Shading Without Losing the Shape
This is where the drawing starts to look professional.
Light usually comes from above. This means the underside of the jaw, the bottom of the muzzle, and the dip behind the eye socket will be in shadow. Use the side of your pencil. Don't scribble. Gently layer the graphite to show the dip of the cheek.
If you're using charcoal, even better. You can smudge the shadows to create that velvety texture horses have on their noses. Just remember the "bony landmarks." The bridge of the nose is hard bone—keep the highlights bright there. The area around the mouth is soft—keep the shadows muted and blended.
The Mane Event
Don't draw every single hair.
I see people spend three hours drawing individual lines for the mane, and it ends up looking like a pile of spaghetti. Instead, think of the mane as "chunks" of hair. Draw the overall shape of the hair first, then add a few flyaway strands at the end to give it movement.
The mane follows the crest of the neck. It has weight. It falls with gravity. If the horse’s head is tucked down, the mane should pull forward.
Pro Tips for Perfecting the Silhouette
- Check the "V": The space between the ears usually forms a shallow "V" shape.
- The Cheekbone: There’s a ridge that runs from the eye toward the nose. Light often hits this, creating a sharp line.

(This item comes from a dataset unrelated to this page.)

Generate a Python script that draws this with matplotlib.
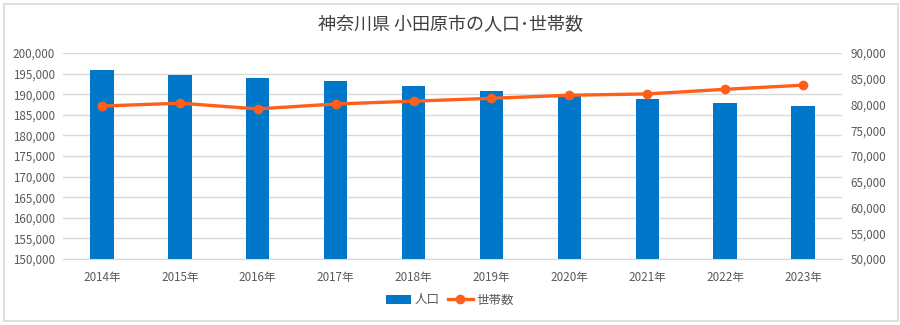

- The Mouth Line: Keep it simple. A single, slightly downward-curving line. Horses don't "smile" in the human sense.
If you’re struggling with the angle, try the "Box Method." Imagine the horse's head is inside a rectangular box. Draw the box in perspective first, then "carve" the horse out of it. This is a classic technique taught in many traditional ateliers to help students grasp 3D volume on a 2D surface.
Actionable Next Steps
To really master how to draw a horse head easy, you need to move from theory to muscle memory.
- The 30-Second Challenge: Set a timer. Draw the basic circle-and-muzzle shape ten times. Don't worry about details. Just get the proportions of the "Thirds Rule" down until you can do it without thinking.
- Reference Hunting: Go to a site like Unsplash or Pexels. Find high-resolution photos of horses from three different angles: profile, three-quarters, and front-on. Trace the basic shapes over the photos to see how the geometry changes with the perspective.
- Invert Your Drawing: If something looks "off" but you can't figure out what, hold your drawing up to a mirror or flip your canvas if you're working digitally. This "refreshes" your brain and makes anatomical errors—like a misplaced eye or a crooked jaw—jump out immediately.
- Value Study: Take one of your sketches and apply only three levels of shading: white (for highlights), mid-grey (for the local color), and black (for the nostrils and deep shadows). This forces you to focus on form rather than getting lost in textures.
Once you’ve nailed the head, the rest of the body follows similar geometric rules. The neck is a cylinder, the chest is a massive barrel, and the legs are a series of hinges. Keep your lines loose, keep your eraser handy, and remember that every "bad" drawing is just a necessary step toward a great one.